I know that the image of the preceding map, when equaling the kernel of the next map, means the complex is exact. Furthermore, this operator, listed below, is linear, but I am having a hard time explicitly calculating it. $E_n(A)$ is the set of all maps $f$ and has an abelian structure where map addition is as $f+g: G^n \to A :: x \mapsto f(x) + g(x) .$ The differntial map used is:
$d_n: E_n(A) \to E_{n+1}(A):: d_n(f)(g_0,\ldots,g_n) = g_0\cdot f(g_1,\ldots,g_n) + \sum_{i=1}^{n}\,(-1)^i f(g_0,\ldots,g_{i-2},(g_{i-1}\,g_i),g_{i+1},\ldots,g_n) + (-1)^{n+1}\,f(g_0,\ldots,g_{n-1})$ where $f: G^n \to A \in E_n(A)$ and the elements $g_0,\ldots,g_n\in G$. If $n=0$, this is meant to reduce to the following: if $a \in E_0(A) = A$ then $d_0(a) : G \to A$ is the map $d_0(f)(g) = g\,a - a.$
So in the explicit calculation, I start by showing, $d_{n+1}(f)(g_0,\ldots,g_{n+1}) = g_0\,f(g_1,\ldots,g_{n+1}) + \sum_{i=1}^{n+1}(-1)^i\,f(g_0,\ldots,g_{i-1}g_i,\ldots,g_{n+1}) + (-1)^{n+2}\,f(g_0,\ldots,g_n)$ and then apply on each of these three terms, $d_n(f)$.
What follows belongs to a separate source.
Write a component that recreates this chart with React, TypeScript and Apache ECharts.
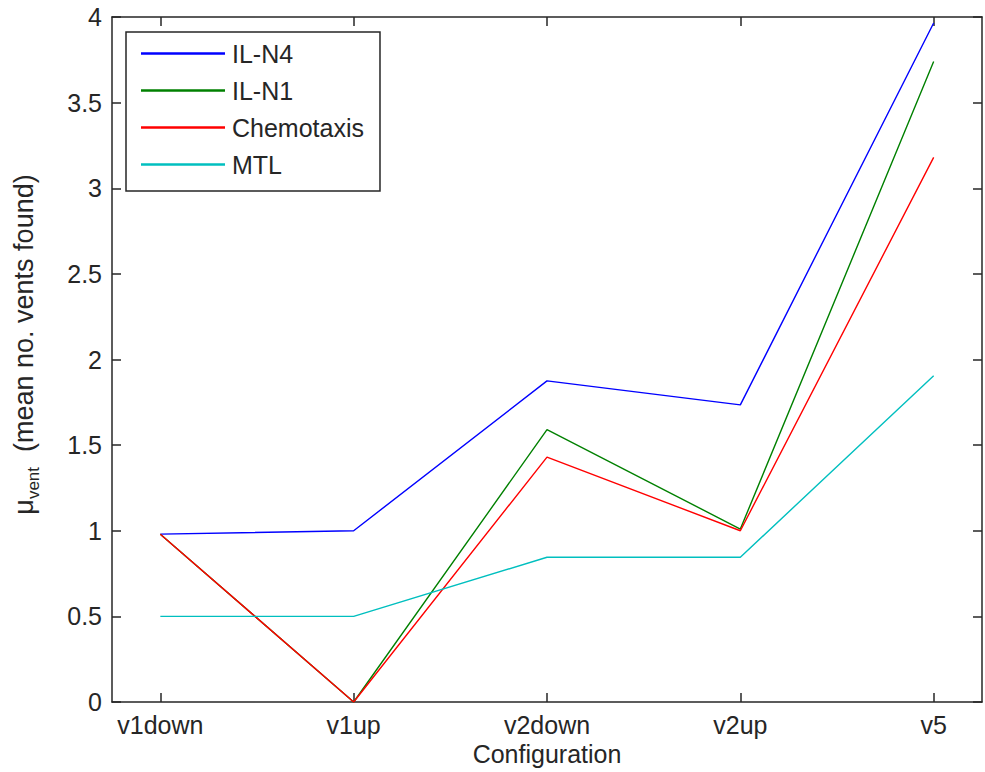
import React, { useEffect, useRef } from "react";
import * as echarts from "echarts";

const categories = ["v1down", "v1up", "v2down", "v2up", "v5"];
const ilN4 = [0.98, 1.0, 1.875, 1.735, 3.965];
const ilN1 = [0.98, 0.0, 1.59, 1.01, 3.74];
const chemotaxis = [0.98, 0.0, 1.43, 1.0, 3.18];
const mtl = [0.5, 0.5, 0.845, 0.845, 1.905];
const yTicks = [0, 0.5, 1, 1.5, 2, 2.5, 3, 3.5, 4];

const FONT = "'Liberation Sans', Arial, sans-serif";
const INK = "#262626";
const FS = 25;

export default function App() {
  const ref = useRef<HTMLDivElement>(null);
  useEffect(() => {
    if (!ref.current) return;
    const chart = echarts.init(ref.current, undefined, { renderer: "svg" });
    const xs = categories.map((_, i) => i + 1);
    const toPts = (v: number[]) => v.map((y, i) => [xs[i], y]);
    const mk = (name: string, v: number[], color: string) => ({
      name,
      type: "line",
      data: toPts(v),
      symbol: "none",
      showSymbol: false,
      lineStyle: { color, width: 1.4 },
      itemStyle: { color },
      emphasis: { disabled: true },
    });
    const xBase = {
      type: "value",
      min: 0.75,
      max: 5.25,
      splitLine: { show: false },
      axisLine: { show: true, onZero: false, lineStyle: { color: INK, width: 1.5 } },
      axisTick: { show: true, inside: true, length: 9, customValues: xs, lineStyle: { color: INK, width: 1.5 } },
    };
    const yBase = {
      type: "value",
      min: 0,
      max: 4,
      interval: 0.5,
      splitLine: { show: false },
      axisLine: { show: true, onZero: false, lineStyle: { color: INK, width: 1.5 } },
      axisTick: { show: true, inside: true, length: 9, lineStyle: { color: INK, width: 1.5 } },
    };
    chart.setOption({
      animation: false,
      backgroundColor: "#ffffff",
      textStyle: { fontFamily: FONT },
      grid: { left: 112, top: 17, right: 3, bottom: 70, containLabel: false },
      legend: {
        show: true,
        orient: "vertical",
        left: 126,
        top: 32,
        data: ["IL-N4", "IL-N1", "Chemotaxis", "MTL"].map((n) => ({ name: n, icon: "rect" })),
        itemWidth: 84,
        itemHeight: 2.5,
        itemGap: 12,
        padding: [9, 16, 14, 15],
        borderColor: INK,
        borderWidth: 1.5,
        backgroundColor: "#ffffff",
        selectedMode: false,
        textStyle: { fontFamily: FONT, fontSize: FS, color: INK, padding: [0, 0, 0, 2] },
      },
      xAxis: [
        {
          ...xBase,
          position: "bottom",
          name: "Configuration",
          nameLocation: "middle",
          nameGap: 35,
          nameTextStyle: { fontFamily: FONT, fontSize: FS, color: INK },
          axisLabel: {
            show: true,
            customValues: xs,
            margin: 10,
            fontFamily: FONT,
            fontSize: FS,
            color: INK,
            formatter: (v: number) => categories[Math.round(v) - 1] ?? "",
          },
        },
        { ...xBase, position: "top", axisLabel: { show: false } },
      ],
      yAxis: [
        {
          ...yBase,
          position: "left",
          name: "{s| }{a|μ}{b|vent}{a|  (mean no. vents found)}",
          nameLocation: "middle",
          nameGap: 70,
          nameTextStyle: {
            fontFamily: FONT,
            fontSize: 27,
            color: INK,
            rich: {
              s: { fontSize: 27, width: 30, lineHeight: 32 },
              a: { fontFamily: FONT, fontSize: 27, color: INK, lineHeight: 32, verticalAlign: "top" },
              b: { fontFamily: FONT, fontSize: 17, color: INK, lineHeight: 32, verticalAlign: "bottom" },
            },
          },
          axisLabel: {
            show: true,
            margin: 10,
            fontFamily: FONT,
            fontSize: FS,
            color: INK,
            formatter: (v: number) => (yTicks.includes(v) ? String(v) : ""),
          },
        },
        { ...yBase, position: "right", axisLabel: { show: false } },
      ],
      series: [
        mk("IL-N4", ilN4, "#0000ff"),
        mk("IL-N1", ilN1, "#008000"),
        mk("Chemotaxis", chemotaxis, "#ff0000"),
        mk("MTL", mtl, "#00bfbf"),
      ],
    });
    return () => chart.dispose();
  }, []);
  return <div ref={ref} style={{ width: 985, height: 772, position: "absolute", left: 0, top: 0 }} />;
}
For instance, the first term,
$(d_n \circ d_{n+1})(f)(g_0,\ldots,g_{n+1}) = d_n \circ \big( g_0\,f(g_1,\ldots,g_{n+1}) \big) = g_0\,d_n(f)(g_1,\ldots,g_{n+1}) = g_0\,g_1\,f(g_2,\ldots,g_{n+1}) + g_0\,\sum_{i=1}^n\,(-1)^i\,f(g_1,\ldots,(g_{i-1}g_i),\ldots,g_{n+1}) + g_0\,(-1)^{n+1}f(g_1,\ldots,g_n)$
(with corrections)
On the last term, I get, $(d_n \circ d_{n+1})(f)(g_0,\ldots,g_{n+1}) = d_n \circ \big( (-1)^{n+2}\,f(g_0,\ldots,g_n)\big) = (-1)^{n+2}\,d_n(f)(g_0,\ldots,g_n) = (-1)^{n+2}\,(-1)^{n+1}\,f(g_0,\ldots,g_{n-1}) = (-1)^{n+2}\,g_0\,f(g_1,\ldots,g_{n}) + (-1)^{n+2}\,\sum_{i=1}^n\,(-1)^i f(g_0,\ldots,(g_{i-1}g_i),\ldots,g_n) + (-1)^{n+2}\,(-1)^{n+1}\,f(g_0,\ldots,g_{n-1}) = (-1)\,f(g_0,\ldots,g_{n-1}) .$
(with corrections)
For the middle term I got,
$ d_n(f) \circ \left( \sum_{i=1}^{n+1}\,(-1)^i\,f(g_0,\ldots,(g_{i-1}g_i),\ldots,g_{n+1}) \right) = \sum_{i=1}^{n+1}\,(-1)^i\,d_n(f)(g_0,\ldots,(g_{i-1}g_i),\ldots,g_{n+1}) = nightmare! .$
This is 3 terms for each $i$ - how does one do this in general?
I'm pretty sure the first and last terms will cancel out in the composition of these neighboring differentials and that the summations will cancel out, but I cannot even get the terms not involing the summation to cancel. If one could show this explicitly I would greatly appreciate.
P.S. I forgot to add... For $f: G^2 = G \times G \to A$, how do I show:
Let $Z^2(A)$ be the set of factor systems, denote the set of maps $f$ s.t. $g\cdot f(g',g'') - f(g\,g',g'') + f(g,g'g'') - f(g,g') = 0$ for the $g$'s in $G$. Show that every element in $ker\;d_2$ gives rise to a factor system.
"gives rise"? Thank you for any clarification on that part too!